— begin Provided data —

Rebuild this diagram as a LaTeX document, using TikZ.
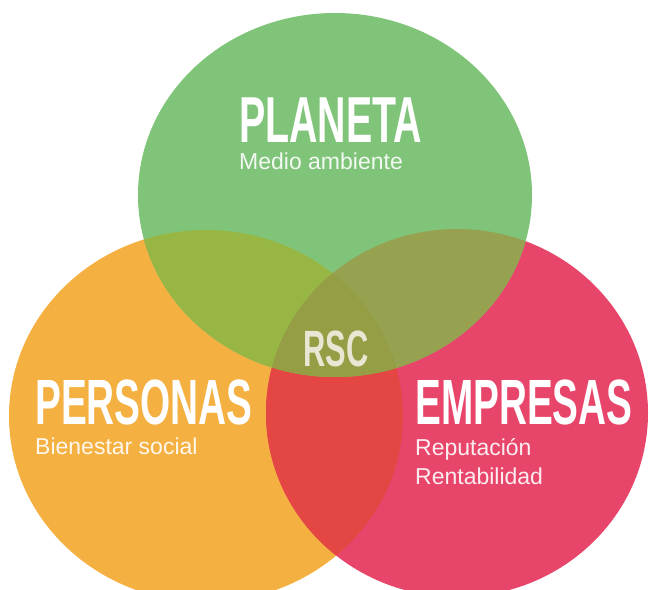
\documentclass[tikz,border=0pt]{standalone}
\usepackage{fontspec}
\setmainfont{Liberation Sans}
\newfontfamily\headfont[FakeStretch=0.605]{Liberation Sans}

\definecolor{planetacol}{HTML}{80C47A}
\definecolor{personascol}{HTML}{F5B042}
\definecolor{empresascol}{HTML}{E8456A}
\definecolor{plapercol}{HTML}{97B644}
\definecolor{plaempcol}{HTML}{96A250}
\definecolor{peremcol}{HTML}{E44644}
\definecolor{rsccol}{HTML}{959E44}
\definecolor{rsctext}{HTML}{E9E7D4}

\begin{document}
\begin{tikzpicture}[x=1pt,y=1pt,
    title/.style={font=\headfont\bfseries\fontsize{64}{64}\selectfont, text=white, inner sep=0pt, anchor=base west},
    sub/.style={font=\fontsize{23}{23}\selectfont, text=white, text opacity=0.9, inner sep=0pt, anchor=base west}]
        \useasboundingbox (0,0) rectangle (649,590);
        \clip (0,0) rectangle (649,590);

        \coordinate (P) at (335,395);
        \coordinate (S) at (206,174);
        \coordinate (E) at (457,177);

        % circles
        \fill[personascol] (S) ellipse [x radius=197pt, y radius=186pt];
        \fill[empresascol] (E) ellipse [x radius=191pt, y radius=184pt];
        \fill[planetacol] (P) ellipse [x radius=197pt, y radius=182pt];

        % overlaps
        \begin{scope}
            \clip (S) ellipse [x radius=197pt, y radius=186pt];
            \fill[peremcol] (E) ellipse [x radius=191pt, y radius=184pt];
        \end{scope}
        \begin{scope}
            \clip (S) ellipse [x radius=197pt, y radius=186pt];
            \fill[plapercol] (P) ellipse [x radius=197pt, y radius=182pt];
        \end{scope}
        \begin{scope}
            \clip (E) ellipse [x radius=191pt, y radius=184pt];
            \fill[plaempcol] (P) ellipse [x radius=197pt, y radius=182pt];
        \end{scope}
        \begin{scope}
            \clip (S) ellipse [x radius=197pt, y radius=186pt];
            \clip (E) ellipse [x radius=191pt, y radius=184pt];
            \fill[rsccol] (P) ellipse [x radius=197pt, y radius=182pt];
        \end{scope}

        % labels
        \node[title, font=\headfont\bfseries\fontsize{65}{65}\selectfont] (planeta) at (239,447) {PLANETA};
        \node[sub] (medio) at (239,420) {Medio ambiente};

        \node[title] (personas) at (35,165) {PERSONAS};
        \node[sub] (bienestar) at (35,135) {Bienestar social};

        \node[title] (empresas) at (415,165) {EMPRESAS};
        \node[sub] (reputacion) at (415,134) {Reputación};
        \node[sub] (rentabilidad) at (415,105) {Rentabilidad};

        \node[title, anchor=base, text=rsctext, font=\headfont\bfseries\fontsize{51}{51}\selectfont] (rsc) at (336,223) {RSC};
    \end{tikzpicture}
\end{document}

— end Provided data —

Exercise goal
Write down every line from the opening of the listing to the line with "(E) at (457,177);", both included, and nothing else; the pictures are omitted.

Completed exercise
Rebuild this diagram as a LaTeX document, using TikZ.
\documentclass[tikz,border=0pt]{standalone}
\usepackage{fontspec}
\setmainfont{Liberation Sans}
\newfontfamily\headfont[FakeStretch=0.605]{Liberation Sans}

\definecolor{planetacol}{HTML}{80C47A}
\definecolor{personascol}{HTML}{F5B042}
\definecolor{empresascol}{HTML}{E8456A}
\definecolor{plapercol}{HTML}{97B644}
\definecolor{plaempcol}{HTML}{96A250}
\definecolor{peremcol}{HTML}{E44644}
\definecolor{rsccol}{HTML}{959E44}
\definecolor{rsctext}{HTML}{E9E7D4}

\begin{document}
\begin{tikzpicture}[x=1pt,y=1pt,
    title/.style={font=\headfont\bfseries\fontsize{64}{64}\selectfont, text=white, inner sep=0pt, anchor=base west},
    sub/.style={font=\fontsize{23}{23}\selectfont, text=white, text opacity=0.9, inner sep=0pt, anchor=base west}]
        \useasboundingbox (0,0) rectangle (649,590);
        \clip (0,0) rectangle (649,590);

        \coordinate (P) at (335,395);
        \coordinate (S) at (206,174);
        \coordinate (E) at (457,177);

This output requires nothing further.